Distributed Commerce - A Glimpse at Web 3.0

"Distributed Commerce," is a term that is gaining steam these days in discussions of the future of ecommerce. It is a concept that will certainly be fleshed out over the next several years and in my view will usher in Web 3.0.

I may define "Distributed Commerce" differently than most, to me it is simply taking the successful business development methods used in the physical B&M world and applying them to the web. In simple terms "Taking the product to the customer rather than trying to get the customer to the product". It is much easier to get a customer to buy your product, if it is available where they spend most of their time. Banks have started to recognize this by placing branches in Grocery Stores.

Retailers have been very successful over the years in taking the product to the customer by opening up multiple store locations. WalMart started as a small chain in Arkansas and became the #1 retailer in the world by taking the product to the customer.

With today's online retail, the opposite is the case. Online retailers try to bring the customer to the product through Google AdWords, Affiliate Programs, etc. rather than develop systems and tools to bring the product to the customer. This is where Web 3.0 comes into focus. The "widget" has become the cool app of Web 2.0 but is still mostly geared towards bringing the customer to the product. What happens when the Widget becomes a full-blown store that a content site can integrate with the rest of their content. What happens when E! Online is able to sell DVD's, CD's, Celebrity Memorabilia from eBay or Amazon directly on their site rather than sending their users away through an affiliate link. Or what if Best Buy created a Store that could be integrated into Facebook or MySpace rather than rely on links from those sites, which is the current mode of operation.

Amazon, is the first marketplace to venture into distributed commerce with their A-Store, though it really is just a souped up affiliate program, it is at least an attempt to get the product to the customer. eBay is dancing around the idea as well by launching San Dimas but the execution is clumsy.

Small sellers are already beginning to recognize the need to get their product in front of the customer by developing multi-channel selling opportunities, but they are largely dependent on today's online marketplaces like eBay, Amazon, Overstock, etc. They realize that the majority of eBay customers prefer to purchase their items on eBay and the same goes for Amazon, so in order to get their product in front of those customers they need to be on each site.

eBay's auction business is struggling. Most people who want to try eBay have already tried it (at least in the US, UK and Germany) but what would happen if eBay were to integrate their auctions into a content or social networking site therefore introducing auctions to a completely new market. That same auction that struggles to get enough bidders on eBay currently would now be introduced to a complete different customer base therefore increasing the likely hood that a bidding war might ensue and the fun would return.

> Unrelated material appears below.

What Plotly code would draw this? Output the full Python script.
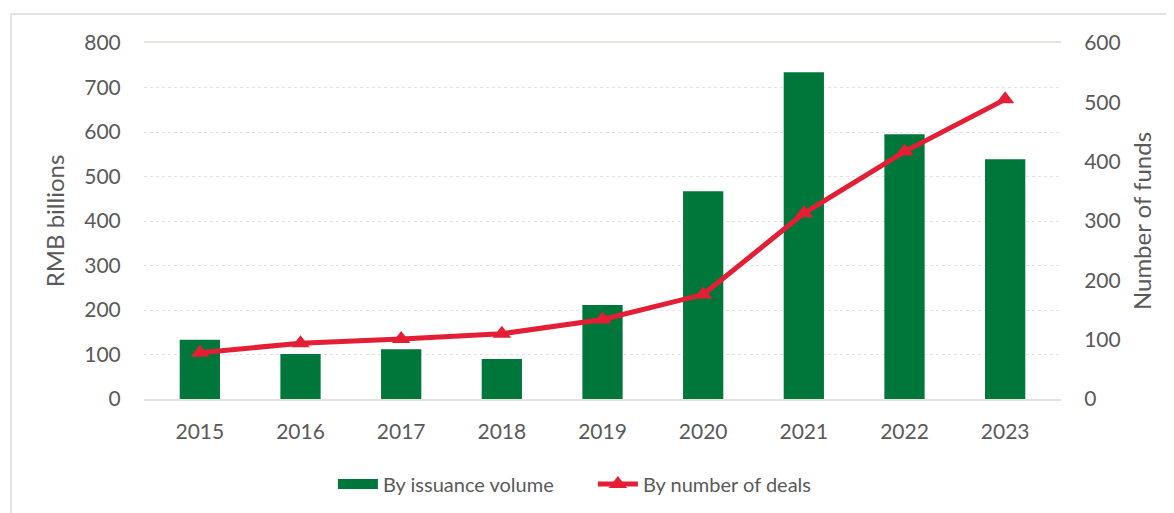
import plotly.graph_objects as go

years = ["2015", "2016", "2017", "2018", "2019", "2020", "2021", "2022", "2023"]
issuance_volume = [133, 101, 112, 90, 211, 467, 734, 595, 539]   # RMB billions
number_of_deals = [78, 94, 101, 110, 134, 176, 313, 417, 505]    # number of funds

GREEN = "#00773A"
RED = "#E41E34"
GREY = "#595959"
FONT = "Lato"

fig = go.Figure()
fig.add_trace(go.Bar(
    x=years, y=issuance_volume, name="By issuance volume",
    marker=dict(color=GREEN, line=dict(width=0)),
    showlegend=False, yaxis="y",
))
# legend swatch for the bars (wide rectangle like the original)
fig.add_trace(go.Scatter(
    x=[None], y=[None], mode="lines", name="By issuance volume",
    line=dict(color=GREEN, width=13), yaxis="y", hoverinfo="skip",
))
fig.add_trace(go.Scatter(
    x=years, y=number_of_deals, name="By number of deals", mode="lines+markers",
    line=dict(color=RED, width=5),
    marker=dict(symbol="triangle-up", size=16, color=RED),
    yaxis="y2",
))

fig.update_layout(
    width=1166, height=505,
    margin=dict(l=136, r=113, t=35, b=114),
    paper_bgcolor="white", plot_bgcolor="white",
    font=dict(family=FONT, size=21, color=GREY),
    bargap=0.6,
    xaxis=dict(
        type="category", showgrid=False, showline=True, linecolor="#E6E3DA", linewidth=1.5,
        mirror=True, ticks="outside", ticklen=13, tickcolor="rgba(0,0,0,0)",
        tickfont=dict(size=21, color=GREY),
    ),
    yaxis=dict(
        range=[0, 800], dtick=100, showgrid=True, gridcolor="#E3E3E3", griddash="dot",
        zeroline=False, showline=False, ticks="outside", ticklen=18, tickcolor="rgba(0,0,0,0)",
        title=dict(text="RMB billions", font=dict(size=24, color=GREY), standoff=12),
        tickfont=dict(size=21, color=GREY),
    ),
    yaxis2=dict(
        range=[0, 600], dtick=100, overlaying="y", side="right", showgrid=False,
        zeroline=False, showline=False, ticks="outside", ticklen=18, tickcolor="rgba(0,0,0,0)",
        title=dict(text="Number of funds", font=dict(size=24, color=GREY), standoff=14),
        tickfont=dict(size=21, color=GREY),
    ),
    legend=dict(
        orientation="h", x=0.206, xanchor="left", y=0.0574, yanchor="middle",
        yref="container", font=dict(size=20, color=GREY), itemwidth=40,
        entrywidth=205, entrywidthmode="pixels",
        traceorder="normal",
    ),
    shapes=[dict(
        type="rect", xref="paper", yref="paper",
        x0=-0.145, x1=1.3, y0=-0.6, y1=1.0815,
        line=dict(color="#D9D9D9", width=1.5), fillcolor="rgba(0,0,0,0)", layer="below",
    )],
)

fig.write_html("out.html")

There are a number of content sites out there, that get a steady stream of user activity and most are not equipped to create their own ecommerce solutions. I mentioned E! Online. Their online store is, in a word, pitiful. They are publishers not retailers, they need to partner with the retailers or marketplaces to create solutions for them that will help them monetize their sites.

Who will it be? What happens if a large retailer like Best Buy decides to take this approach before eBay or Amazon, then Best Buy can grab a foothold on that site before others and negotiate a deal that keeps Amazon and eBay on the sidelines. Soon there is a land rush to stake your claim on an Online Publishers site or a Social Network. Imagine the possibilities!

3 comments:

Trevor Ginn said...

take a look at http://www.ztail.com - this is a great application for posting eBay items onto social media sites e.g. facebook and myspace as well as classifed sites

I am sure that stage two for these will be to add a checkout so that purchases can be made directly from the social media site

Anonymous said...

I know it will never happen but wouldn't it be great if forward thinking people like Scot Wingo at Channel Advisor decided to start a new site to compete with ebay? The brain trusts at Google and Channel Advisor could merge their muscle and do it!

Randy Smythe said...

Scot, understands what is needed. He new early on that sellers needed to develop multi-channel strategies but alas he is not in the marketplace business.

I don't think Google want to be in the Marketplace business either.